Fenomena di media sosial tidak tampak dalam survei Charta Politika yang dilakukan November 2021. Mereka menemukan 46,4% responden menganggap penegakan hukum sudah baik dan 4,2% sangat baik. Dari jumlah tersebut, mereka yang percaya pada Polri sebanyak 66,8% dan sangat percaya 5,8%. Hasil serupa ditemukan dalam survei Indikator Politik Indonesia pada awal November 2021 dan keluar bulan ini. Indikator menemukan responden yang sangat percaya kepada Polri mencapai 16%, sedangkan yang percaya di angka 64%.
Kennedy Muslim dari Indikator Politik Indonesia menduga sentimen di media sosial tak berpengaruh banyak terhadap hasil survei. Hal ini dikarenakan masalah akses internet responden terkait. “Bisa disimpulkan isu-isu negatif yang menerpa institusi Polri di media sosial hanya sebagian vocal minority yang tidak mencerminkan tingkat kepercayaan publik akhir-akhir ini kepada Polri,” kata Kennedy lagi.
Responden mereka yang menggunakan internet baru sekitar 70% dan hanya 5% “pengguna aktif Twitter” dan menggunakan media sosial “sebagai sarana informasi.”

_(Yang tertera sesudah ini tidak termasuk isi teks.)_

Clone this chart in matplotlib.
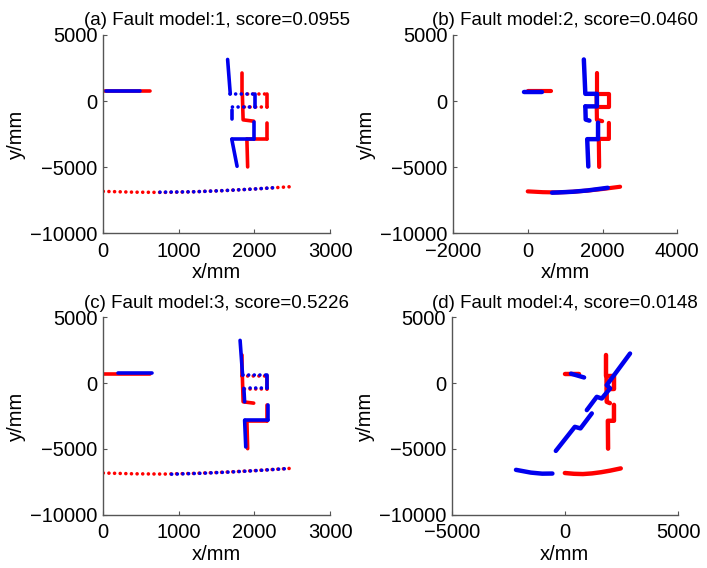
import matplotlib
matplotlib.use('Agg')
import matplotlib.pyplot as plt

plt.rcParams['font.family'] = ['Liberation Sans', 'DejaVu Sans']

# red reference map (same in every panel)
red_top_x = [0, 620]
red_top_y = [730, 730]
red_curve_x = [0, 400, 800, 1200, 1600, 2000, 2470]
red_curve_y = [-6830, -6890, -6910, -6860, -6770, -6650, -6480]
red_upper_x = [1840, 1840, 2170, 2170, 1850]
red_upper_y = [2150, 550, 550, -420, -420]
red_mid_x = [1840, 1850, 1990]
red_mid_y = [550, -1420, -1520]
red_lower_x = [2170, 2170, 1900, 1910]
red_lower_y = [-1650, -2860, -2860, -4980]

# blue, model 1
a_top_x, a_top_y = [40, 490], [730, 730]
a_curve_x = [750, 1200, 1600, 2000, 2270]
a_curve_y = [-6890, -6860, -6770, -6650, -6550]
a_upper_x, a_upper_y = [1645, 1680, 2010, 2010, 1700], [3150, 550, 550, -420, -420]
a_mid_x, a_mid_y = [1700, 1700], [-650, -1350]
a_lower_x, a_lower_y = [2000, 2000, 1700, 1770], [-1600, -2880, -2880, -4930]

# blue, model 2
b_top_x, b_top_y = [-110, 380], [690, 690]
b_curve_x = [650, 1200, 1600, 2140]
b_curve_y = [-6930, -6860, -6760, -6560]
b_upper_x, b_upper_y = [1500, 1540, 1850, 1850, 1540], [3150, 550, 550, -400, -400]
b_mid_x, b_mid_y = [1540, 1550, 1650], [-400, -1400, -1480]
b_lower_x, b_lower_y = [1880, 1880, 1590, 1620], [-1630, -2880, -2880, -4950]

# blue, model 3
c_top_x, c_top_y = [200, 640], [740, 740]
c_curve_x = [905, 1300, 1700, 2100, 2447]
c_curve_y = [-6920, -6850, -6750, -6620, -6490]
c_upper_x, c_upper_y = [1810, 1843, 2160, 2160, 1870], [3250, 620, 620, -400, -400]
c_mid_x, c_mid_y = [1860, 1870], [-400, -1420]
c_lower_x, c_lower_y = [2180, 2180, 1870, 1885], [-1670, -2820, -2820, -4850]

# blue, model 4
d_top_x, d_top_y = [270, 850], [720, 430]
d_curve_x = [-2160, -1500, -1000, -550]
d_curve_y = [-6590, -6800, -6880, -6870]
d_diag1_x, d_diag1_y = [-400, 440, 690, 1190], [-5150, -3320, -3440, -2300]
d_diag2_x, d_diag2_y = [970, 1410, 1630, 2000, 1850, 2880], [-2050, -1040, -1170, -400, -150, 2250]

titles = ['(a) Fault model:1, score=0.0955', '(b) Fault model:2, score=0.0460',
          '(c) Fault model:3, score=0.5226', '(d) Fault model:4, score=0.0148']
xlims = [(0, 3000), (-2000, 4000), (0, 3000), (-5000, 5000)]
xticks = [[0, 1000, 2000, 3000], [-2000, 0, 2000, 4000], [0, 1000, 2000, 3000], [-5000, 0, 5000]]
yticks = [-10000, -5000, 0, 5000]

RED = '#ff0000'
BLUE = '#0000ee'


def line(ax, x, y, c, dotted=False, lw=2.6):
    if dotted:
        ax.plot(x, y, color=c, lw=lw, linestyle=(0, (0.01, 1.55)),
                dash_capstyle='round', solid_capstyle='round')
    else:
        ax.plot(x, y, color=c, lw=lw, solid_capstyle='round')


def stepped(ax, x, y, c, dotted_idx):
    # draw a polyline one segment at a time, some segments dotted
    for k in range(len(x) - 1):
        line(ax, x[k:k + 2], y[k:k + 2], c, k in dotted_idx)


fig = plt.figure(figsize=(7.07, 5.68), dpi=100)
boxes = [(0.1461, 0.5893, 0.3207, 0.3491), (0.6407, 0.5893, 0.3173, 0.3491),
         (0.1461, 0.0938, 0.3207, 0.3475), (0.6389, 0.0938, 0.3201, 0.3475)]
axes = [fig.add_axes(b) for b in boxes]

# panels a and c: dotted point clouds on the horizontal parts
for ax, bl in [(axes[0], (a_top_x, a_top_y, a_curve_x, a_curve_y, a_upper_x, a_upper_y,
                          a_mid_x, a_mid_y, a_lower_x, a_lower_y)),
               (axes[2], (c_top_x, c_top_y, c_curve_x, c_curve_y, c_upper_x, c_upper_y,
                          c_mid_x, c_mid_y, c_lower_x, c_lower_y))]:
    line(ax, red_top_x, red_top_y, RED)
    line(ax, red_curve_x, red_curve_y, RED, True)
    stepped(ax, red_upper_x, red_upper_y, RED, (1, 3))
    line(ax, red_mid_x, red_mid_y, RED)
    stepped(ax, red_lower_x, red_lower_y, RED, ())
    tx, ty, cx, cy, ux, uy, mx, my, lx, ly = bl
    line(ax, tx, ty, BLUE)
    line(ax, cx, cy, BLUE, True)
    stepped(ax, ux, uy, BLUE, (1, 3))
    line(ax, mx, my, BLUE)
    stepped(ax, lx, ly, BLUE, ())

# panel b
ax = axes[1]
for x, y in [(red_top_x, red_top_y), (red_curve_x, red_curve_y), (red_upper_x, red_upper_y),
             (red_mid_x, red_mid_y), (red_lower_x, red_lower_y)]:
    line(ax, x, y, RED, lw=3.0)
for x, y in [(b_top_x, b_top_y), (b_curve_x, b_curve_y), (b_upper_x, b_upper_y),
             (b_mid_x, b_mid_y), (b_lower_x, b_lower_y)]:
    line(ax, x, y, BLUE, lw=3.2)

# panel d
ax = axes[3]
for x, y in [(red_top_x, red_top_y), (red_curve_x, red_curve_y), (red_upper_x, red_upper_y),
             (red_mid_x, red_mid_y), (red_lower_x, red_lower_y)]:
    line(ax, x, y, RED, lw=3.2)
for x, y in [(d_top_x, d_top_y), (d_curve_x, d_curve_y), (d_diag1_x, d_diag1_y),
             (d_diag2_x, d_diag2_y)]:
    line(ax, x, y, BLUE, lw=3.2)

for i, ax in enumerate(axes):
    ax.set_xlim(*xlims[i])
    ax.set_ylim(-10000, 5000)
    ax.set_xticks(xticks[i])
    ax.set_yticks(yticks)
    ax.set_xticklabels([str(t).replace('-', '\u2212') for t in xticks[i]])
    ax.set_yticklabels([str(t).replace('-', '\u2212') for t in yticks])
    for s in ['top', 'right']:
        ax.spines[s].set_visible(False)
    for s in ['left', 'bottom']:
        ax.spines[s].set_color('#555555')
        ax.spines[s].set_linewidth(1.0)
    ax.tick_params(direction='in', length=3, color='#555555', labelsize=14.5)
    ax.tick_params(axis='x', pad=6)
    ax.tick_params(axis='y', pad=4)
    ax.set_title(titles[i], fontsize=13.5, pad=7)
    ax.set_xlabel('x/mm', fontsize=14.5, labelpad=2)
    ax.set_ylabel('y/mm', fontsize=14.5, labelpad=3)

fig.savefig('out.png', dpi=100)
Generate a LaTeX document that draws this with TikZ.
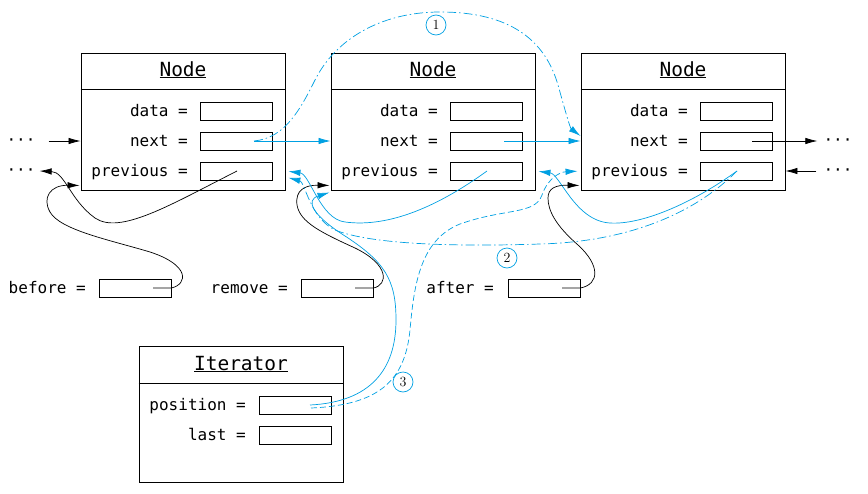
\documentclass[tikz,border=0pt]{standalone}
\usepackage{fontspec}
\setmonofont{DejaVu Sans Mono}
\usetikzlibrary{calc}
\usetikzlibrary{arrows.meta}

\definecolor{linkblue}{RGB}{0,160,226}

\tikzset{
	objbox/.style={draw, line width=0.9pt, minimum width=204pt, minimum height=137pt, inner sep=0pt},
	fieldbox/.style={draw, line width=0.9pt, minimum width=72pt, minimum height=18pt, inner sep=0pt},
	fieldname/.style={anchor=base east, inner sep=0pt, font=\ttfamily\fontsize{16}{18}\selectfont},
	classname/.style={anchor=base, inner sep=0pt, font=\ttfamily\fontsize{19.5}{22}\selectfont},
	dots/.style={inner sep=0pt, font=\ttfamily\fontsize{16}{18}\selectfont},
	stepnum/.style={draw=linkblue, circle, line width=0.7pt, minimum size=20pt, inner sep=0pt, font=\fontsize{14}{16}\selectfont},
	ptr/.style={-{Latex[length=12pt,width=6.5pt]}, line width=0.7pt},
	oldptr/.style={ptr, linkblue},
	newptr/.style={ptr, linkblue, dash pattern=on 9pt off 3pt on 1.5pt off 3pt},
	moveptr/.style={ptr, linkblue, dash pattern=on 6pt off 3pt},
}

\begin{document}
\begin{tikzpicture}[x=1pt, y=-1pt]

	\useasboundingbox (0,0) rectangle (868,493);

% Draw list nodes.

	\foreach \i/\x in {1/81, 2/331, 3/581} {
		\node[objbox] (n\i) at (\x+102, 121.5) {};
		\draw[line width=0.9pt] ($(n\i.north west)+(0,37)$) -- ($(n\i.north east)+(0,37)$);
		\node[classname] at (\x+102, 76) {\underline{Node}};
		\node[fieldname] at (\x+107, 116) {data =};
		\node[fieldname] at (\x+107, 146) {next =};
		\node[fieldname] at (\x+107, 176) {previous =};
		\node[fieldbox] (n\i-data) at (\x+155, 111) {};
		\node[fieldbox] (n\i-next) at (\x+155, 141) {};
		\node[fieldbox] (n\i-prev) at (\x+155, 171) {};
	}

	%rest of the list
	\node[dots] (ldots1) at (21, 142.5) {···};
	\node[dots] (ldots2) at (21, 172.5) {···};
	\node[dots] (rdots1) at (838, 142.5) {···};
	\node[dots] (rdots2) at (838, 172.5) {···};

% Draw variables.

	\node[fieldname] at (86, 293) {before =};
	\node[fieldbox] (before) at (135, 288) {};
	\node[fieldname] at (288, 293) {remove =};
	\node[fieldbox] (remove) at (337, 288) {};
	\node[fieldname] at (494, 293) {after =};
	\node[fieldbox] (after) at (544, 288) {};

% Draw iterator.

	\node[objbox, minimum height=136pt] (it) at (241, 414) {};
	\draw[line width=0.9pt] ($(it.north west)+(0,38)$) -- ($(it.north east)+(0,38)$);
	\node[classname] at (241, 370) {\underline{Iterator}};
	\node[fieldname] at (246, 410) {position =};
	\node[fieldname] at (246, 440) {last =};
	\node[fieldbox] (position) at (295, 405) {};
	\node[fieldbox] (last) at (295, 435) {};

% Draw black links.

	\draw[ptr] ($(ldots1.east |- n1-next)+(13,0)$) -- (n1.west |- n1-next);
	\draw[ptr] ([xshift=16pt]n3-next.center) -- ($(rdots1.west |- n3-next)+(-6,0)$);
	\draw[ptr] ($(rdots2.west |- n3-prev)+(-7,0)$) -- (n3.east |- n3-prev);

	\draw[ptr] ([xshift=1pt]n1-prev.center) .. controls (170,205) and (120,235) .. (95,218)
		.. controls (70,200) and (65,172) .. ($(ldots2.east |- n1-prev)+(4,0)$);

	\draw[ptr] ([xshift=18pt]before.center) -- (before.east) .. controls (188,284) and (190,265) .. (150,252)
		.. controls (110,240) and (60,230) .. (50,212) .. controls (42,198) and (50,185) .. ($(n1.south west)+(-1,-5)$);
	\draw[ptr] ([xshift=18pt]remove.center) -- (remove.east) .. controls (388,285) and (390,265) .. (355,248)
		.. controls (320,232) and (300,222) .. (297,205) .. controls (295,190) and (305,185) .. ($(n2.south west)+(-1,-5)$);
	\draw[ptr] ([xshift=18pt]after.center) -- (after.east) .. controls (600,284) and (600,265) .. (578,245)
		.. controls (555,225) and (548,210) .. (548,198) .. controls (548,188) and (556,185) .. ($(n3.south west)+(-1,-5)$);

% Draw old blue links.

	\draw[oldptr] ([xshift=18pt]n1-next.center) -- (n2.west |- n1-next);
	\draw[oldptr] ([xshift=18pt]n2-next.center) -- (n3.west |- n2-next);

	\draw[oldptr, shorten >=3pt] ([xshift=1pt]n2-prev.center) .. controls (440,205) and (390,228) .. (345,222)
		.. controls (320,219) and (310,174) .. (n1.east |- n1-prev);
	\draw[oldptr, shorten >=3pt] ([xshift=1pt]n3-prev.center) .. controls (690,205) and (640,225) .. (610,223)
		.. controls (575,221) and (560,174) .. (n2.east |- n3-prev);
	\draw[oldptr] ([xshift=15pt]position.center) .. controls (370,402) and (396,370) .. (396,320)
		.. controls (396,280) and (385,262) .. (345,236) .. controls (312,215) and (305,200) .. ($(n2.south west)+(-1,2)$);

% Draw new blue links.

	\draw[newptr] ([xshift=18pt]n1-next.center) .. controls (285,138) and (300,110) .. (315,80)
		.. controls (335,40) and (380,12) .. (440,12) .. controls (510,12) and (545,40) .. (558,85)
		.. controls (565,110) and (570,128) .. ($(n3.west |- n3-next)+(0,-5)$);
	\draw[newptr, shorten >=3pt] ([xshift=1pt]n3-prev.center) .. controls (690,218) and (620,242) .. (540,244)
		.. controls (450,247) and (370,244) .. (335,230) .. controls (310,218) and (305,182) .. ($(n1.east |- n1-prev)+(0,6)$);
	\draw[moveptr, shorten >=3pt] ($(position.center)+(16,3)$) .. controls (380,405) and (405,380) .. (410,330)
		.. controls (414,285) and (420,240) .. (460,224) .. controls (505,208) and (535,215) .. (542,195)
		.. controls (548,178) and (560,172) .. (n3.west |- n3-prev);

% Draw step labels.

	\node[stepnum] (step1) at (436, 25) {1};
	\node[stepnum] (step2) at (507, 258) {2};
	\node[stepnum] (step3) at (403, 382) {3};

\end{tikzpicture}
\end{document}
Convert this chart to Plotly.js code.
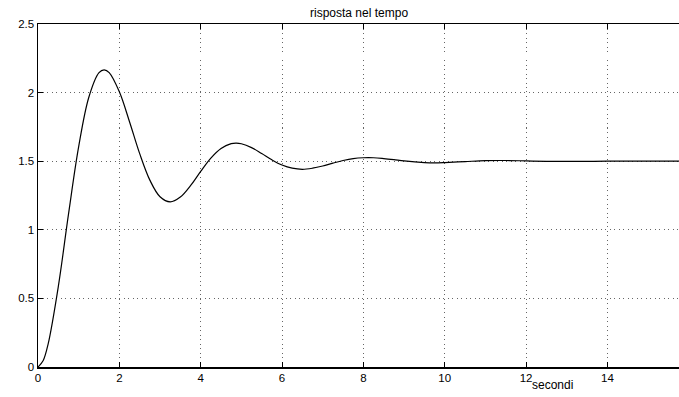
<!DOCTYPE html>
<html>
<head>
<meta charset="utf-8">
<script src="https://cdn.plot.ly/plotly-3.0.1.min.js"></script>
<style>html,body{margin:0;padding:0;background:#fff;}#plot{width:679px;height:397px;}</style>
</head>
<body>
<div id="plot"></div>
<script>
const tempo = [0, 0.125, 0.25, 0.5, 0.75, 1.0, 1.25, 1.5, 1.625, 1.75, 2.0, 2.25, 2.5, 2.75, 3.0, 3.25, 3.5, 3.75, 4.0, 4.25, 4.5, 4.75, 4.875, 5.0, 5.25, 5.5, 5.75, 6.0, 6.25, 6.5, 6.75, 7.0, 7.25, 7.5, 7.75, 8.0, 8.25, 8.5, 8.75, 9.0, 9.5, 9.75, 10.0, 10.5, 11.0, 11.5, 12.0, 12.5, 13.0, 13.5, 14.0, 14.5, 15.0, 15.76];
const risposta = [0, 0.045, 0.169, 0.588, 1.114, 1.606, 1.966, 2.145, 2.166, 2.146, 2.006, 1.788, 1.555, 1.362, 1.241, 1.204, 1.239, 1.322, 1.426, 1.523, 1.593, 1.628, 1.632, 1.627, 1.599, 1.556, 1.510, 1.472, 1.449, 1.441, 1.449, 1.465, 1.486, 1.505, 1.519, 1.525, 1.525, 1.519, 1.511, 1.502, 1.490, 1.488, 1.490, 1.497, 1.504, 1.505, 1.502, 1.499, 1.498, 1.499, 1.500, 1.500, 1.500, 1.500];
const xTicks = [0, 2, 4, 6, 8, 10, 12, 14];
const yTicks = [0, 0.5, 1, 1.5, 2, 2.5];
const yTickText = ['0', '0.5', '1', '1.5', '2', '2.5'];

const font = {family: 'Liberation Sans, Arial, Helvetica, sans-serif', size: 11.5, color: '#000'};
const tfont = {family: 'Liberation Sans, Arial, Helvetica, sans-serif', size: 12, color: '#000'};

const trace = {
  x: tempo, y: risposta, type: 'scatter', mode: 'lines',
  line: {color: '#000', width: 1.2, shape: 'spline', smoothing: 1},
  hoverinfo: 'skip'
};

const layout = {
  width: 679, height: 397,
  margin: {l: 38, r: 0, t: 24, b: 30, pad: 0},
  paper_bgcolor: '#fff', plot_bgcolor: '#fff',
  showlegend: false,
  font: font,
  xaxis: {
    range: [0, 15.76], tickvals: xTicks, ticktext: xTicks.map(String),
    ticks: 'inside', ticklen: 5, tickwidth: 1, tickcolor: '#000',
    showline: true, linecolor: '#000', linewidth: 1.5, mirror: 'ticks',
    showgrid: true, gridcolor: '#666', gridwidth: 1, griddash: '1px,3.5px',
    zeroline: false, tickfont: font
  },
  yaxis: {
    range: [0, 2.5], tickvals: yTicks, ticktext: yTickText,
    ticks: 'inside', ticklen: 5, tickwidth: 1, tickcolor: '#000',
    showline: true, linecolor: '#000', linewidth: 1.5,
    showgrid: true, gridcolor: '#666', gridwidth: 1, griddash: '1px,3.5px',
    zeroline: false, tickfont: font
  },
  annotations: [
    {text: 'risposta nel tempo', xref: 'paper', yref: 'paper', x: 0.5, y: 1, yshift: 11,
     xanchor: 'center', yanchor: 'middle', showarrow: false, font: tfont},
    {text: 'secondi', xref: 'paper', yref: 'paper', x: (552 - 38) / 641, y: 0, yshift: -18,
     xanchor: 'center', yanchor: 'middle', showarrow: false, font: tfont}
  ]
};

Plotly.newPlot('plot', [trace], layout, {staticPlot: true, displayModeBar: false});
</script>
</body>
</html>
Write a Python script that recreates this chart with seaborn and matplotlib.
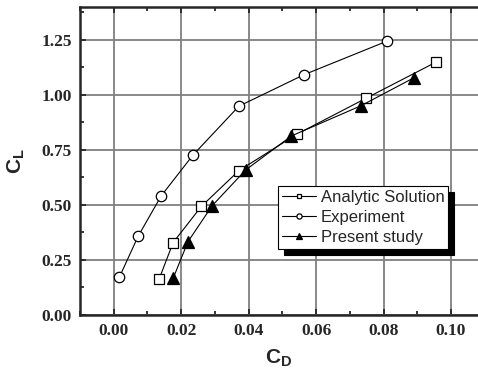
import numpy as np
import pandas as pd
import matplotlib
matplotlib.use("Agg")
import matplotlib.pyplot as plt
from matplotlib.ticker import MultipleLocator, FormatStrFormatter
import seaborn as sns

# values
analytic_cd = [0.0135, 0.0176, 0.0260, 0.0371, 0.0542, 0.0748, 0.0955]
analytic_cl = [0.165, 0.329, 0.494, 0.656, 0.821, 0.985, 1.149]

experiment_cd = [0.0017, 0.0073, 0.0141, 0.0235, 0.0371, 0.0564, 0.0809]
experiment_cl = [0.173, 0.360, 0.542, 0.727, 0.949, 1.092, 1.244]

present_cd = [0.0177, 0.0220, 0.0292, 0.0391, 0.0527, 0.0733, 0.0891]
present_cl = [0.170, 0.333, 0.497, 0.659, 0.814, 0.951, 1.079]

sns.set_style("ticks")
plt.rcParams["mathtext.fontset"] = "custom"
plt.rcParams["mathtext.bf"] = "Liberation Sans:bold"
plt.rcParams["mathtext.rm"] = "Liberation Sans:bold"

fig = plt.figure(figsize=(4.78, 3.79), dpi=100)
ax = fig.add_axes([0.1674, 0.1689, 0.8326, 0.8127])

series = [
    ("Analytic Solution", analytic_cd, analytic_cl, "s", "white", 7),
    ("Experiment", experiment_cd, experiment_cl, "o", "white", 7.5),
    ("Present study", present_cd, present_cl, "^", "black", 8),
]
for name, cd, cl, mk, fc, ms in series:
    df = pd.DataFrame({"CD": cd, "CL": cl})
    sns.lineplot(data=df, x="CD", y="CL", ax=ax, sort=False, color="black",
                 lw=0.8, marker=mk, markersize=ms, markerfacecolor=fc,
                 markeredgecolor="black", markeredgewidth=0.9, label=name)

ax.set_xlim(-0.01, 0.108)
ax.set_ylim(0, 1.4)
ax.xaxis.set_major_locator(MultipleLocator(0.02))
ax.xaxis.set_minor_locator(MultipleLocator(0.01))
ax.yaxis.set_major_locator(MultipleLocator(0.25))
ax.yaxis.set_minor_locator(MultipleLocator(0.125))
ax.xaxis.set_major_formatter(FormatStrFormatter("%.2f"))
ax.yaxis.set_major_formatter(FormatStrFormatter("%.2f"))
ax.grid(True, which="major", color="#7f7f7f", lw=1.3)
ax.set_axisbelow(True)

ax.tick_params(which="both", direction="in", top=True, right=False, width=1.3)
ax.tick_params(which="major", length=4.5, pad=6)
ax.tick_params(which="minor", length=3)
for lab in ax.get_xticklabels() + ax.get_yticklabels():
    lab.set_fontfamily("Liberation Serif")
    lab.set_fontweight("bold")
    lab.set_fontsize(12.5)

for side in ["left", "bottom", "top"]:
    ax.spines[side].set_linewidth(1.8)
ax.spines["right"].set_visible(False)

ax.set_xlabel(r"$\mathbf{C_D}$", fontsize=15, labelpad=6)
ax.set_ylabel(r"$\mathbf{C_L}$", fontsize=15, labelpad=10)

leg = ax.legend(loc="upper left", bbox_to_anchor=((278 - 80) / 398, (315 - 186) / 308),
                bbox_transform=ax.transAxes, frameon=True, fancybox=False,
                prop={"family": "Liberation Sans", "size": 12},
                handlelength=2.0, handletextpad=0.3, borderpad=0.25,
                labelspacing=0.3, markerscale=0.5, borderaxespad=0,
                shadow={"color": "black", "ox": 4, "oy": -4, "alpha": 1})
leg.get_frame().set_edgecolor("black")
leg.get_frame().set_linewidth(0.8)
leg.get_frame().set_alpha(1)

fig.savefig("out.png", dpi=100)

Meski sedikit, mereka yang menggunakan internet ditemukan lebih banyak yang sedikit percaya atau bahkan tidak percaya sama sekali kepada Polri dibanding yang tidak menggunakan internet. Selain itu, responden Indikator berusia di bawah 30--dan merupakan penyumbang terbesar pengguna internet di Indonesia--cenderung kurang percaya Polri dibandingkan kelompok usia di atasnya. Ditelaah lebih jauh, mereka kemungkinan merupakan mahasiswa atau mereka yang menempuh pendidikan tinggi.
Kennedy menuturkan, “Kita dapat membaca pola bahwa tingkat skeptisisme (ketidakpercayaan) terhadap Polri cenderung berasal dari responden dengan tingkat pendidikan dan pendapatan tinggi yang tinggal di perkotaan.”
Apa pun hasil survei, Polri tetap harus memperbaiki diri. Seperti dikatakan Kontras, Polri semestinya tidak cepat puas diri dan melakukan “evaluasi menyeluruh dan mengambil langkah perbaikan bagi pelaksanaan tugas kepolisian yang mengedepankan prinsip-prinsip pemolisian demokratik dan penghormatan hak asasi manusia.” Kapolri Listyo Sigit Prabowo mengaku akan melakukan itu, tapi entah kapan kita tidak lagi perlu melihat personel yang melakukan tindakan tak patut.